►
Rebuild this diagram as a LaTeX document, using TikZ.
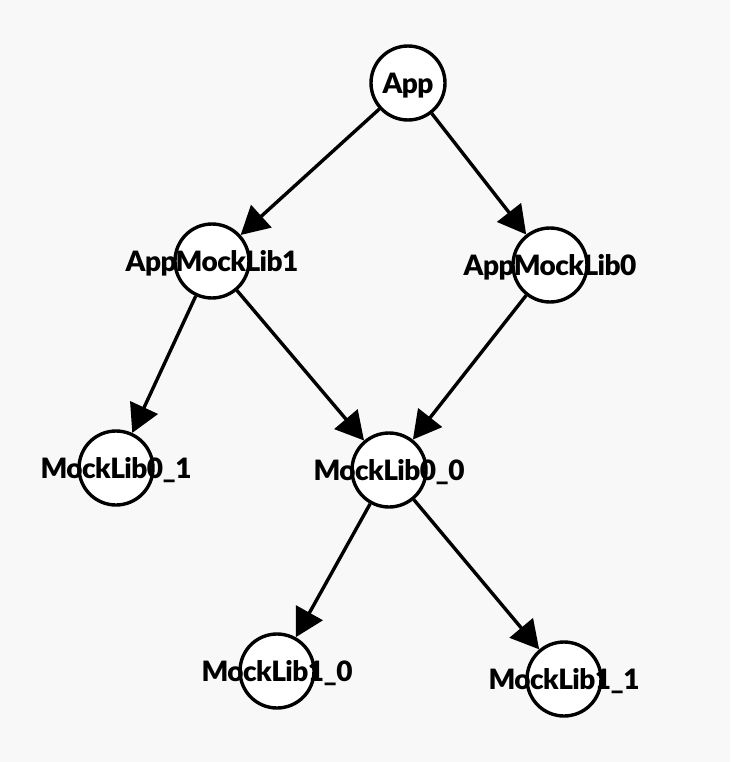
\documentclass[tikz,border=0pt]{standalone}
\usepackage{fontspec}
\setmainfont{Lato}[BoldFont={Lato Black},BoldFeatures={LetterSpace=-2}]
\usetikzlibrary{arrows.meta}
\definecolor{bg}{RGB}{248,248,248}
\begin{document}
\begin{tikzpicture}[x=1pt,y=-1pt,
  dep/.style={circle, draw=black, line width=3.4pt, fill=white, minimum size=74pt, inner sep=0pt},
  lbl/.style={font=\bfseries\fontsize{28}{30}\selectfont, inner sep=0pt, anchor=base, yshift=-10.5pt},
  edge/.style={line width=3.4pt, -{Triangle[length=28pt,width=30pt]}}]
\fill[bg] (0,0) rectangle (730,762);
\useasboundingbox (0,0) rectangle (730,762);
\node[dep] (app) at (408,83) {};
\node[dep] (aml1) at (212,261) {};
\node[dep] (aml0) at (550,265) {};
\node[dep] (ml01) at (116,468) {};
\node[dep] (ml00) at (389,470) {};
\node[dep] (ml10) at (277,671) {};
\node[dep] (ml11) at (564,679) {};
\draw[edge] (app) -- (aml1);
\draw[edge] (app) -- (aml0);
\draw[edge] (aml1) -- (ml01);
\draw[edge] (aml1) -- (ml00);
\draw[edge] (aml0) -- (ml00);
\draw[edge] (ml00) -- (ml10);
\draw[edge] (ml00) -- (ml11);
\node[lbl] (tapp) at (app) {App};
\node[lbl] (taml1) at (aml1) {AppMockLib1};
\node[lbl] (taml0) at (aml0) {AppMockLib0};
\node[lbl] (tml01) at (ml01) {MockLib0\_1};
\node[lbl] (tml00) at (ml00) {MockLib0\_0};
\node[lbl] (tml10) at (ml10) {MockLib1\_0};
\node[lbl] (tml11) at (ml11) {MockLib1\_1};
\end{tikzpicture}
\end{document}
◄
Without the pictures, write out the whole listing above exactly as it appears.

COMPLETE RESPONSE:
Rebuild this diagram as a LaTeX document, using TikZ.
\documentclass[tikz,border=0pt]{standalone}
\usepackage{fontspec}
\setmainfont{Lato}[BoldFont={Lato Black},BoldFeatures={LetterSpace=-2}]
\usetikzlibrary{arrows.meta}
\definecolor{bg}{RGB}{248,248,248}
\begin{document}
\begin{tikzpicture}[x=1pt,y=-1pt,
  dep/.style={circle, draw=black, line width=3.4pt, fill=white, minimum size=74pt, inner sep=0pt},
  lbl/.style={font=\bfseries\fontsize{28}{30}\selectfont, inner sep=0pt, anchor=base, yshift=-10.5pt},
  edge/.style={line width=3.4pt, -{Triangle[length=28pt,width=30pt]}}]
\fill[bg] (0,0) rectangle (730,762);
\useasboundingbox (0,0) rectangle (730,762);
\node[dep] (app) at (408,83) {};
\node[dep] (aml1) at (212,261) {};
\node[dep] (aml0) at (550,265) {};
\node[dep] (ml01) at (116,468) {};
\node[dep] (ml00) at (389,470) {};
\node[dep] (ml10) at (277,671) {};
\node[dep] (ml11) at (564,679) {};
\draw[edge] (app) -- (aml1);
\draw[edge] (app) -- (aml0);
\draw[edge] (aml1) -- (ml01);
\draw[edge] (aml1) -- (ml00);
\draw[edge] (aml0) -- (ml00);
\draw[edge] (ml00) -- (ml10);
\draw[edge] (ml00) -- (ml11);
\node[lbl] (tapp) at (app) {App};
\node[lbl] (taml1) at (aml1) {AppMockLib1};
\node[lbl] (taml0) at (aml0) {AppMockLib0};
\node[lbl] (tml01) at (ml01) {MockLib0\_1};
\node[lbl] (tml00) at (ml00) {MockLib0\_0};
\node[lbl] (tml10) at (ml10) {MockLib1\_0};
\node[lbl] (tml11) at (ml11) {MockLib1\_1};
\end{tikzpicture}
\end{document}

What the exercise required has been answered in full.